In [1]:
import pandas as pd
import re
from sklearn.feature_extraction import FeatureHasher
from sklearn.discriminant_analysis import LinearDiscriminantAnalysis as LDA
import math
from sklearn.metrics import roc_curve, auc
import matplotlib.pyplot as plt
from sklearn.model_selection import train_test_split
import numpy as np
from time import time

In [2]:
def get_cm(dat):
    vals = dat.values.tolist()
    dat['TP'] = list(map(lambda y: 1 if y[0] == y[1] and y[0] == True else 0, vals))
    dat['TN'] = list(map(lambda y: 1 if y[0] == y[1] and y[0] == False else 0, vals))
    dat['FP'] = list(map(lambda y: 1 if y[0] != y[1] and y[0] == False else 0, vals))
    dat['FN'] = list(map(lambda y: 1 if y[0] != y[1] and y[0] == True else 0, vals))
    tp = sum(dat['TP'])
    tn = sum(dat['TN'])
    fp = sum(dat['FP'])
    fn = sum(dat['FN'])
    tpr = tp/(tp+fn)
    tnr = tn/(tn+fp)
    stats = pd.DataFrame(columns=['TP', 'FP', 'TN', 'FN', 'Sensitivity', 'Specificity'],
                data=[[tp, fp, tn, fn, tpr, tnr]])
    return stats

def get_ba(dat):
    cm = get_cm(dat).values.tolist()[0]
    sens = float(cm[4])
    spec = float(cm[5])
    return (sens+spec)/2

def get_roc(actual, predicted, title="ROC"):
    """
    Plot ROC curve based on actuals and estimated probabilities.
    """
    fpr, tpr, threshold = roc_curve(actual, predicted)    
    roc_auc = auc(fpr, tpr)
    plt.title(title)
    lbl = 'AUC: {0:.3f}'.format(roc_auc)
    plt.plot(fpr, tpr, 'b', label = lbl)
    plt.legend(loc = 'lower right')
    plt.plot([0, 1], [0, 1],'r--')
    plt.xlim([0, 1])
    plt.ylim([0, 1])
    plt.ylabel('True Positive Rate')
    plt.xlabel('False Positive Rate')
    plt.show()  
    
def hash_features(matrix, n_features, column_name='Hash'):
    hasher = FeatureHasher(n_features=n_features)
    hash_vector = hasher.transform(matrix)
    hashed = hash_vector.toarray()
    cols = []
    for i in range(len(hashed[0])):
        cols.append(column_name+str(i))

    return pd.DataFrame(columns=cols, data=hashed)

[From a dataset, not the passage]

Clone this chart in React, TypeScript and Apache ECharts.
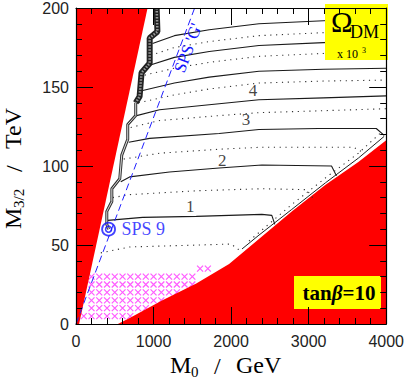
import React, { useEffect, useRef } from "react";
import * as echarts from "echarts";

// ---------- data (M0 in GeV, M3/2 in TeV) ----------
const leftExcluded = [[0, 0], [40, 0], [923, 200], [0, 200]];
const bottomExcluded = [
  [540, 0], [692, 3.75], [1115, 15], [1551, 25.6], [1974, 38], [2359, 53.75],
  [2782, 71.25], [3218, 88.1], [3641, 102.5], [4000, 116.25], [4000, 0],
];

const stairUpper = [[1040, 200], [1050, 185], [950, 181], [950, 165], [845, 159], [820, 144], [770, 140]];
const stairLower = [
  [770, 140], [770, 131.9], [667, 126.25], [667, 116.9], [590, 106.9], [564, 91.9],
  [462, 85.6], [462, 77.5], [397, 71.25], [397, 63.1], [420, 60],
];

const edgeSolid = [[2141, 47.5], [2359, 56.25], [2782, 72.5], [3218, 89.4], [3641, 105], [3974, 118.75]];
const edgeDotted = [[2231, 52.5], [2782, 75.6], [3218, 92.5], [3641, 108.1], [3949, 121.9]];

// solid contours: Omega_DM x 10^3 = 1..7
const omega1 = [[410, 65.6], [859, 67.5], [1551, 68.1], [2397, 69.4], [2525, 68.75], [2564, 63.1]];
const omega2 = [[577, 90], [692, 93.1], [1205, 96.25], [1846, 98.75], [2397, 100.6], [3295, 100], [3359, 93.75]];
const omega3 = [[680, 115], [949, 117.5], [1846, 120.6], [2359, 123.1], [3128, 123.75], [3872, 123.75], [3974, 119.4]];
const omega4 = [[782, 131.9], [1077, 135.6], [1846, 139.4], [2359, 141.9], [3192, 143.1], [4000, 144.4]];
const omega5 = [[833, 147.5], [1269, 152.5], [1718, 156.25], [2359, 160], [3192, 161.25], [4000, 161.9]];
const omega6 = [[949, 163.75], [1269, 168.75], [1718, 172.5], [2359, 176.25], [3192, 178.1], [4000, 179.4]];
const omega7 = [[987, 177.5], [1269, 182.5], [1718, 186.25], [2359, 190], [3192, 191.9], [4000, 193.75]];
// dotted contours: half values
const omega05 = [[320, 45], [692, 48.75], [1590, 50], [2000, 50.6], [2102, 46.9]];
const omega15 = [[474, 80], [692, 81.9], [1590, 84.4], [2397, 85.6], [2974, 85], [3051, 80]];
const omega25 = [[615, 104.4], [1077, 108.1], [1846, 110.6], [2397, 111.9], [3577, 111.9], [3718, 108.1]];
const omega35 = [[705, 124.4], [1077, 128.75], [1846, 131.9], [2359, 133.75], [3192, 135], [4000, 136.25]];
const omega45 = [[808, 140], [1269, 145], [1718, 148.75], [2359, 152.5], [3192, 153.75], [4000, 154.4]];
const omega55 = [[885, 157.5], [1269, 161.9], [1718, 165.6], [2359, 169.4], [3192, 171.25], [4000, 172.5]];
const omega65 = [[962, 170], [1269, 175], [1718, 178.75], [2359, 182.5], [3192, 184.4], [4000, 185.6]];

const contourLabelNames = ["1", "2", "3", "4"];
const contourLabelPos = [[1474, 74.4], [1885, 103.75], [2192, 129.4], [2282, 148]];

const spsGLine = [[0, 0], [1530, 200]];
const sps9 = [420, 60];

// excluded (magenta crosses) grid rows
const crossRowM32 = [5, 10, 15, 20, 25, 30, 35];
const crossRowFrom = [100, 200, 200, 200, 200, 200, 1600];
const crossRowTo = [700, 900, 1100, 1300, 1500, 1500, 1700];
const crossStep = 100;

// ---------- helpers ----------
const crossPoints: number[][] = [];
crossRowM32.forEach((y, i) => {
  for (let x = crossRowFrom[i]; x <= crossRowTo[i]; x += crossStep) crossPoints.push([x, y]);
});

const polySeries = (pts: number[][], color: string, z: number) => ({
  type: "custom",
  coordinateSystem: "cartesian2d",
  data: pts,
  z,
  silent: true,
  clip: true,
  encode: { x: 0, y: 1 },
  renderItem: (params: any, api: any) => {
    if (params.dataIndex !== 0) return null as any;
    const points = pts.map((p) => api.coord(p));
    return { type: "polygon", shape: { points }, style: { fill: color } };
  },
});

const line = (pts: number[][], lineStyle: any, z = 4) => ({
  type: "line",
  data: pts,
  symbol: "none",
  showSymbol: false,
  silent: true,
  z,
  lineStyle,
});

const solidStyle = { color: "#1a1a1a", width: 1.1 };
const dotStyle = { color: "#333", width: 1.1, type: [1.2, 4.6] };

const serif = '"Liberation Serif", "Times New Roman", serif';
const sans = '"Liberation Sans", Arial, sans-serif';

const axisCommon = {
  type: "value",
  z: 10,
  axisLine: { show: true, onZero: false, lineStyle: { color: "#000", width: 1.2 } },
  axisTick: { show: true, inside: true, length: 17, lineStyle: { color: "#000", width: 1 } },
  minorTick: { show: true, splitNumber: 5, length: 6, lineStyle: { color: "#000", width: 1 } },
  splitLine: { show: false },
  minorSplitLine: { show: false },
};

const plain = (v: number) => String(v);

const txt = (x: number, y: number, text: string, font: string, fill = "#000", extra: any = {}) => ({
  type: "text", z: 11, x, y, ...extra,
  style: { text, font, fill, align: "left", verticalAlign: "middle", textAlign: "left", textVerticalAlign: "middle" },
});

const option: any = {
  animation: false,
  backgroundColor: "#fff",
  grid: { left: 76, top: 4, width: 312, height: 320, containLabel: false },
  xAxis: [
    {
      ...axisCommon, min: 0, max: 4000, interval: 1000, position: "bottom",
      axisLabel: { show: true, margin: 9, fontSize: 16, fontFamily: sans, color: "#222", showMinLabel: true, showMaxLabel: true, formatter: plain },
    },
    { ...axisCommon, min: 0, max: 4000, interval: 1000, position: "top", axisLabel: { show: false } },
  ],
  yAxis: [
    {
      ...axisCommon, min: 0, max: 200, interval: 50, position: "left",
      axisLabel: { show: true, margin: 7, fontSize: 16, fontFamily: sans, color: "#222", showMinLabel: true, showMaxLabel: true, formatter: plain },
    },
    { ...axisCommon, min: 0, max: 200, interval: 50, position: "right", axisLabel: { show: false } },
  ],
  series: [
    {
      type: "scatter",
      data: crossPoints,
      symbol: "path://M0,0L10,10M10,0L0,10",
      symbolSize: 6,
      silent: true,
      z: 2,
      itemStyle: { color: "none", borderColor: "#ff33ff", borderWidth: 1.2 },
    },
    polySeries(leftExcluded, "#ff0000", 3),
    polySeries(bottomExcluded, "#ff0000", 3),
    line(omega05, dotStyle),
    line(omega15, dotStyle),
    line(omega25, dotStyle),
    line(omega35, dotStyle),
    line(omega45, dotStyle),
    line(omega55, dotStyle),
    line(omega65, dotStyle),
    line(omega1, solidStyle),
    line(omega2, solidStyle),
    line(omega3, solidStyle),
    line(omega4, solidStyle),
    line(omega5, solidStyle),
    line(omega6, solidStyle),
    line(omega7, solidStyle),
    line(edgeSolid, { color: "#222", width: 1 }),
    line(edgeDotted, dotStyle),
    line(stairUpper, { color: "#222", width: 6 }, 5),
    line(stairUpper, { color: "#999", width: 2.5, type: [1.5, 1.5] }, 5),
    line(stairLower, { color: "#333", width: 3 }, 5),
    line(stairLower, { color: "#ddd", width: 1 }, 5),
    line(spsGLine, { color: "#2020ff", width: 1, type: [7, 4] }, 5),
    {
      type: "scatter",
      data: contourLabelPos.map((p, i) => ({ value: p, name: contourLabelNames[i] })),
      symbolSize: 1,
      silent: true,
      z: 6,
      itemStyle: { color: "rgba(0,0,0,0)" },
      label: { show: true, position: "inside", formatter: "{b}", fontSize: 17, fontFamily: serif, color: "#111" },
    },
    {
      type: "scatter",
      data: [sps9],
      symbol: "circle",
      symbolSize: 13,
      silent: true,
      z: 6,
      itemStyle: { color: "none", borderColor: "#1414ff", borderWidth: 1.8 },
      label: { show: true, position: "right", distance: 4, formatter: "SPS 9", fontSize: 18, fontFamily: serif, color: "#1414ff" },
    },
    {
      type: "scatter",
      data: [sps9],
      symbol: "circle",
      symbolSize: 6,
      silent: true,
      z: 6,
      itemStyle: { color: "none", borderColor: "#1414ff", borderWidth: 1.6 },
    },
  ],
  graphic: [
    { type: "rect", z: 7, shape: { x: 325, y: 4, width: 63, height: 56 }, style: { fill: "#ffff00" } },
    txt(331, 22, "Ω", `29px ${serif}`),
    txt(350, 32, "DM", `18px ${serif}`),
    txt(337, 54, "x 10", `12px ${serif}`),
    txt(362, 50, "3", `8px ${serif}`),
    { type: "rect", z: 7, shape: { x: 294, y: 276, width: 87, height: 33 }, style: { fill: "#ffff00" } },
    {
      type: "text", z: 11, x: 339, y: 293,
      style: {
        text: "{a|tan}{b|β}{a|=10}",
        align: "center", verticalAlign: "middle", textAlign: "center", textVerticalAlign: "middle",
        rich: {
          a: { font: `bold 21px ${serif}`, fill: "#000", color: "#000" },
          b: { font: `italic bold 21px ${serif}`, fill: "#000", color: "#000" },
        },
      },
    },
    {
      type: "text", z: 11, x: 188, y: 48, rotation: 1.217,
      style: { text: "SPS 'G'", font: `17px ${serif}`, fill: "#1414ff", align: "center", verticalAlign: "middle", textAlign: "center", textVerticalAlign: "middle" },
    },
    // x axis title
    txt(170, 365, "M", `24px ${serif}`),
    txt(191, 372, "0", `15px ${serif}`),
    txt(214, 366, "/", `24px ${serif}`),
    txt(236, 365, "GeV", `24px ${serif}`),
    // y axis title (rotated)
    {
      type: "group", x: 13, y: 229, rotation: Math.PI / 2,
      children: [
        txt(0, 0, "M", `24px ${serif}`),
        txt(21, 6, "3/2", `15px ${serif}`),
        txt(57, 1, "/", `24px ${serif}`),
        txt(80, 0, "TeV", `24px ${serif}`),
      ],
    },
  ],
};

export default function App() {
  const ref = useRef<HTMLDivElement>(null);
  useEffect(() => {
    if (!ref.current) return;
    const chart = echarts.init(ref.current, null, { renderer: "svg" });
    chart.setOption(option);
    return () => chart.dispose();
  }, []);
  return <div ref={ref} style={{ position: "absolute", left: 0, top: 0, width: 407, height: 381 }} />;
}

def fit_lda(df, target='Score', n_components=3):
    train = df.sample(frac=0.7, random_state=123) #random state is a seed value
    test = df.drop(train.index)

    train_X = train.drop(target, 1).values
    train_y = train[target].values

    test_X = test.drop(target, 1).values
    test_y = test[target].values
    
    try:
        lda = LDA(n_components=n_components)
        lda_fit = lda.fit(train_X, train_y)
        return lda_fit.score(test_X, test_y)

    except:
        return 0
    
def clean(s):
        s = s.lower()
        s = re.sub("^\@\w+\s+", "", s) # remove tweeter name (e.g. "@elephantbird ")
        s = re.sub("(^\s+|\s+$)", "", s) # trim leading/trailing spaces
        s = re.sub("[^a-z]", " ", s) # remove all but letters and spaces
        return s
        


In [3]:
data_dir = "C:\\Users\\bonfardeci-j\\Documents\\DL\\Data Science Group Study\\data\\"
filepath = data_dir+"twitter_dataset.csv"
imdb = data_dir+"imdb_sentiment.csv"

In [4]:
df = pd.read_csv(filepath)
df.head()

Unnamed: 0,sentiment_label,tweet_text
0,4,"@elephantbird Hey dear, Happy Friday to You A..."
1,4,Ughhh layin downnnn Waiting for zeina to co...
2,0,"@greeniebach I reckon he'll play, even if he's..."
3,0,@vaLewee I know! Saw it on the news!
4,0,very sad that http://www.fabchannel.com/ has c...


In [5]:
col_name = "tweet_text"
target_col = "sentiment_label"
# Replace punctuation, special characters and digits with space
sentiment = df[col_name].values
df[col_name] = list( map(clean, sentiment) )
df.head()

Unnamed: 0,sentiment_label,tweet_text
0,4,hey dear happy friday to you already had you...
1,4,ughhh layin downnnn waiting for zeina to co...
2,0,i reckon he ll play even if he s not b...
3,0,i know saw it on the news
4,0,very sad that http www fabchannel com has c...


In [45]:
# Find optimal number of feature hashes for highest balanced accuracy
matrix = list( map(lambda review: {'tweet_text': review}, df[col_name].values) )

best_ba = 0
optimal_n_features = 0
max_features = 500

start = time()

for i in range(50, max_features, 50):
    hash_df = pd.concat([df, hash_features(matrix=matrix, n_features=i, column_name=col_name)], 1).drop(col_name, 1)
    hash_df = hash_df.dropna()
    ba = fit_lda(hash_df, target_col)
    
    if(ba > best_ba):
        best_ba = ba
        optimal_n_features = i   
        print(ba, optimal_n_features, (time() - start)/1000.00)
    

print(best_ba, optimal_n_features) #

0.508395833333 50 0.0015580408573150635
0.508395833333 50


In [35]:
hash_df = pd.concat([df, hash_features(matrix=matrix, n_features=optimal_n_features, column_name=col_name)], 1)
hash_df = hash_df.dropna()
hash_df.to_csv(data_dir+"twitter_sentiment_hash_opt.csv")